» **The problem**: Every line of the listing must be reproduced as it stands. Leave the images behind.

» **Dataset extract**:

□ □ □ □ □

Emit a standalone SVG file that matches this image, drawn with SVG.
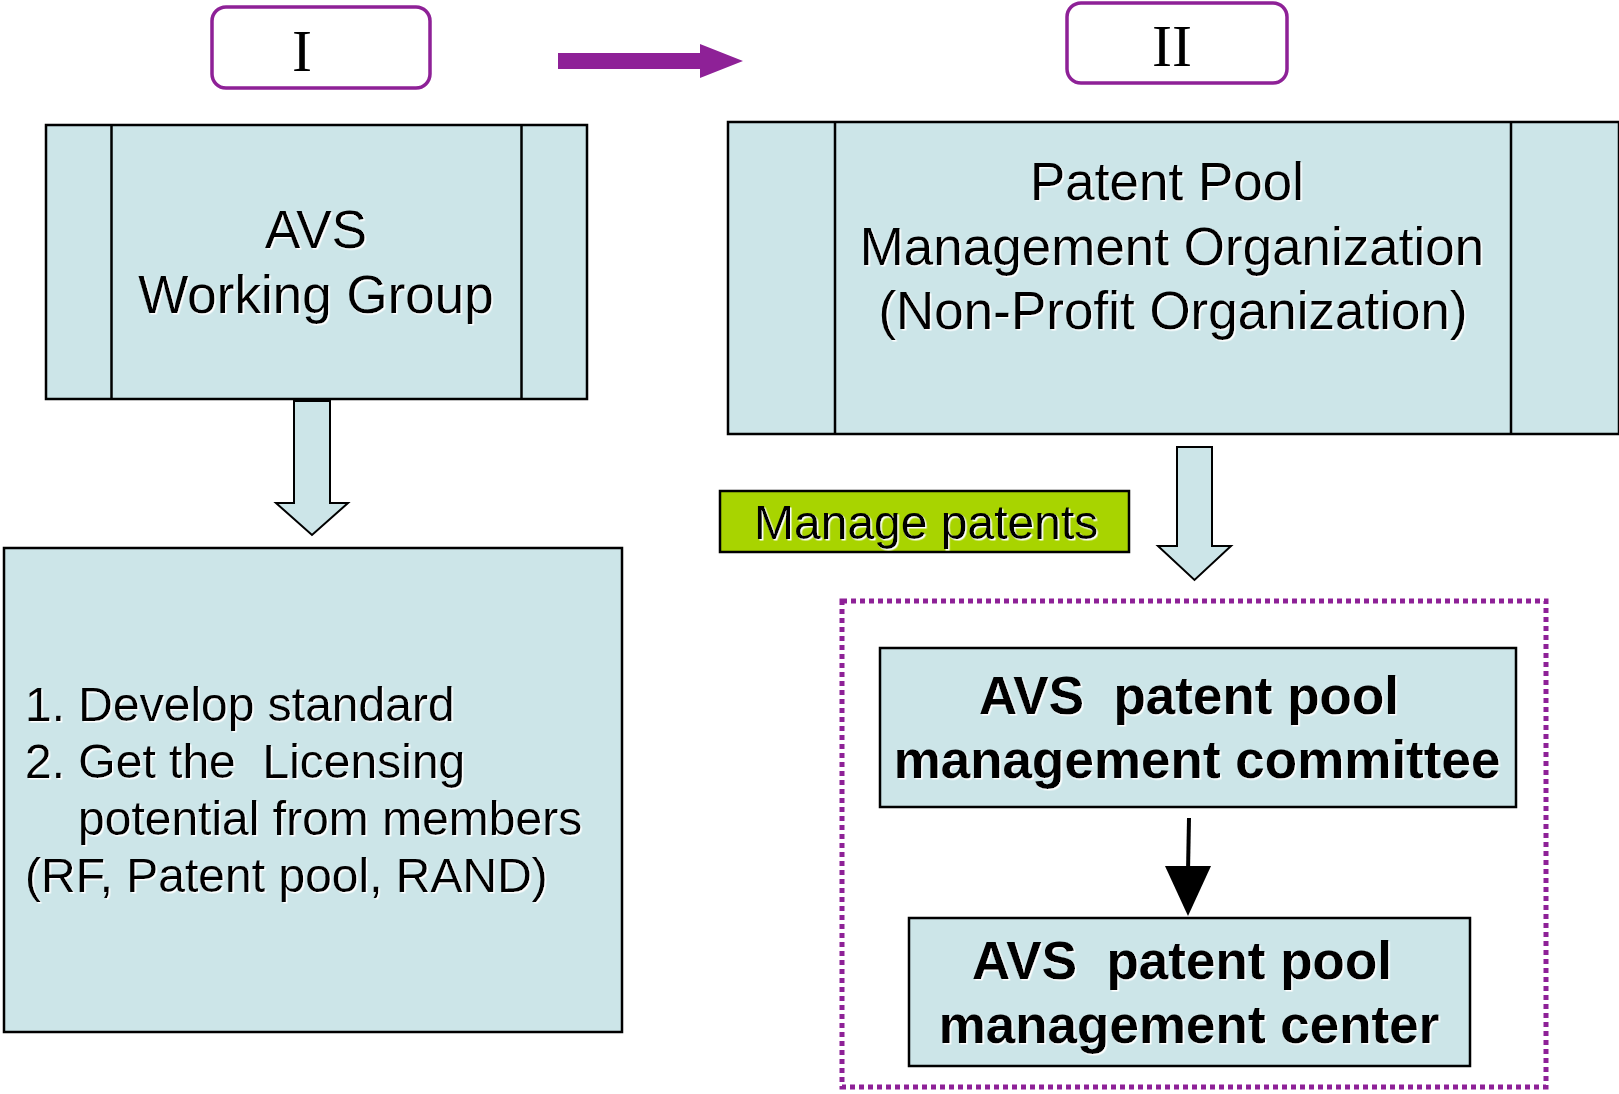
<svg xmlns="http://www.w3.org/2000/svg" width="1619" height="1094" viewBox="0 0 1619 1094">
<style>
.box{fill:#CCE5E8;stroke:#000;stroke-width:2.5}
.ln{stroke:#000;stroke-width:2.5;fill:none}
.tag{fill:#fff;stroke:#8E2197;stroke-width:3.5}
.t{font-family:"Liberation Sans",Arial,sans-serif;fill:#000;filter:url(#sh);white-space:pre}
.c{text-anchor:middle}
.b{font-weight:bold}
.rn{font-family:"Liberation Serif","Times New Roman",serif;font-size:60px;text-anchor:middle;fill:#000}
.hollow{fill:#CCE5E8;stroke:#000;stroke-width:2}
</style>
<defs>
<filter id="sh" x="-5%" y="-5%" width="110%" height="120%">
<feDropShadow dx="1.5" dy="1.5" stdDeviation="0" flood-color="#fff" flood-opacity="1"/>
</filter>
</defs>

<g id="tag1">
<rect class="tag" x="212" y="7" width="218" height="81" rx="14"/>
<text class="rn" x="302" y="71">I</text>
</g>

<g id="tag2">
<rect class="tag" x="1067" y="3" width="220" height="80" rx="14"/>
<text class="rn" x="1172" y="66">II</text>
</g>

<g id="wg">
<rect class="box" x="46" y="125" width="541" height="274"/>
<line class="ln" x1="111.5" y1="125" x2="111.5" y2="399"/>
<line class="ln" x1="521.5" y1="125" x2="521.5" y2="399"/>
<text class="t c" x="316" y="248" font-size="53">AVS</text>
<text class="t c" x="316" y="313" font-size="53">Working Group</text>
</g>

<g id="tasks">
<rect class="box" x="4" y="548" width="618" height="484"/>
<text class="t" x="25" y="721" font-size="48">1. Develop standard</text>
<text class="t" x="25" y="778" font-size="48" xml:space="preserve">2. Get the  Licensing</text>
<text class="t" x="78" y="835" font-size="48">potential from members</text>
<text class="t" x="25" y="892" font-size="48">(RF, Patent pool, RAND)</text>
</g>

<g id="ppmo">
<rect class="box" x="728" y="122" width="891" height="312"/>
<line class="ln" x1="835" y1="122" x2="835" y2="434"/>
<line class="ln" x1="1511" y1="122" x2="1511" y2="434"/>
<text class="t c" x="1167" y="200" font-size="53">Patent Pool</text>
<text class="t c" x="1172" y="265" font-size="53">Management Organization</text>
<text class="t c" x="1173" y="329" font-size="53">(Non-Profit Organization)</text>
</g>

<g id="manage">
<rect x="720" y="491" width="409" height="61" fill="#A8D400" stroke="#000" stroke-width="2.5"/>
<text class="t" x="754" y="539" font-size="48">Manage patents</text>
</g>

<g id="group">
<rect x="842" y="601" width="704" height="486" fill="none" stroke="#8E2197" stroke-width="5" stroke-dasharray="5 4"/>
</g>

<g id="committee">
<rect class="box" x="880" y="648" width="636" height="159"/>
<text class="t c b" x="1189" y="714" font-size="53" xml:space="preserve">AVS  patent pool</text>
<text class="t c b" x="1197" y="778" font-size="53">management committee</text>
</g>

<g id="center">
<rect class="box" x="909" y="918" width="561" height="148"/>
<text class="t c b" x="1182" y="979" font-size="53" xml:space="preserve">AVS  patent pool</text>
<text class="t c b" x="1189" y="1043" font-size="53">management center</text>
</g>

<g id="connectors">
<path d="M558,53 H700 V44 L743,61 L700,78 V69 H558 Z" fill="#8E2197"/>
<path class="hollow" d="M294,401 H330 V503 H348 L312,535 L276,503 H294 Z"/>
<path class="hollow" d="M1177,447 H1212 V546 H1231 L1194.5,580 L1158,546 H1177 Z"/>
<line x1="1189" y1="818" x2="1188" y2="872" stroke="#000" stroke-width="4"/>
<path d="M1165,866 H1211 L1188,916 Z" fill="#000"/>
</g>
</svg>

□ □ □ □ □

» **Task response**:
Emit a standalone SVG file that matches this image, drawn with SVG.
<svg xmlns="http://www.w3.org/2000/svg" width="1619" height="1094" viewBox="0 0 1619 1094">
<style>
.box{fill:#CCE5E8;stroke:#000;stroke-width:2.5}
.ln{stroke:#000;stroke-width:2.5;fill:none}
.tag{fill:#fff;stroke:#8E2197;stroke-width:3.5}
.t{font-family:"Liberation Sans",Arial,sans-serif;fill:#000;filter:url(#sh);white-space:pre}
.c{text-anchor:middle}
.b{font-weight:bold}
.rn{font-family:"Liberation Serif","Times New Roman",serif;font-size:60px;text-anchor:middle;fill:#000}
.hollow{fill:#CCE5E8;stroke:#000;stroke-width:2}
</style>
<defs>
<filter id="sh" x="-5%" y="-5%" width="110%" height="120%">
<feDropShadow dx="1.5" dy="1.5" stdDeviation="0" flood-color="#fff" flood-opacity="1"/>
</filter>
</defs>

<g id="tag1">
<rect class="tag" x="212" y="7" width="218" height="81" rx="14"/>
<text class="rn" x="302" y="71">I</text>
</g>

<g id="tag2">
<rect class="tag" x="1067" y="3" width="220" height="80" rx="14"/>
<text class="rn" x="1172" y="66">II</text>
</g>

<g id="wg">
<rect class="box" x="46" y="125" width="541" height="274"/>
<line class="ln" x1="111.5" y1="125" x2="111.5" y2="399"/>
<line class="ln" x1="521.5" y1="125" x2="521.5" y2="399"/>
<text class="t c" x="316" y="248" font-size="53">AVS</text>
<text class="t c" x="316" y="313" font-size="53">Working Group</text>
</g>

<g id="tasks">
<rect class="box" x="4" y="548" width="618" height="484"/>
<text class="t" x="25" y="721" font-size="48">1. Develop standard</text>
<text class="t" x="25" y="778" font-size="48" xml:space="preserve">2. Get the  Licensing</text>
<text class="t" x="78" y="835" font-size="48">potential from members</text>
<text class="t" x="25" y="892" font-size="48">(RF, Patent pool, RAND)</text>
</g>

<g id="ppmo">
<rect class="box" x="728" y="122" width="891" height="312"/>
<line class="ln" x1="835" y1="122" x2="835" y2="434"/>
<line class="ln" x1="1511" y1="122" x2="1511" y2="434"/>
<text class="t c" x="1167" y="200" font-size="53">Patent Pool</text>
<text class="t c" x="1172" y="265" font-size="53">Management Organization</text>
<text class="t c" x="1173" y="329" font-size="53">(Non-Profit Organization)</text>
</g>

<g id="manage">
<rect x="720" y="491" width="409" height="61" fill="#A8D400" stroke="#000" stroke-width="2.5"/>
<text class="t" x="754" y="539" font-size="48">Manage patents</text>
</g>

<g id="group">
<rect x="842" y="601" width="704" height="486" fill="none" stroke="#8E2197" stroke-width="5" stroke-dasharray="5 4"/>
</g>

<g id="committee">
<rect class="box" x="880" y="648" width="636" height="159"/>
<text class="t c b" x="1189" y="714" font-size="53" xml:space="preserve">AVS  patent pool</text>
<text class="t c b" x="1197" y="778" font-size="53">management committee</text>
</g>

<g id="center">
<rect class="box" x="909" y="918" width="561" height="148"/>
<text class="t c b" x="1182" y="979" font-size="53" xml:space="preserve">AVS  patent pool</text>
<text class="t c b" x="1189" y="1043" font-size="53">management center</text>
</g>

<g id="connectors">
<path d="M558,53 H700 V44 L743,61 L700,78 V69 H558 Z" fill="#8E2197"/>
<path class="hollow" d="M294,401 H330 V503 H348 L312,535 L276,503 H294 Z"/>
<path class="hollow" d="M1177,447 H1212 V546 H1231 L1194.5,580 L1158,546 H1177 Z"/>
<line x1="1189" y1="818" x2="1188" y2="872" stroke="#000" stroke-width="4"/>
<path d="M1165,866 H1211 L1188,916 Z" fill="#000"/>
</g>
</svg>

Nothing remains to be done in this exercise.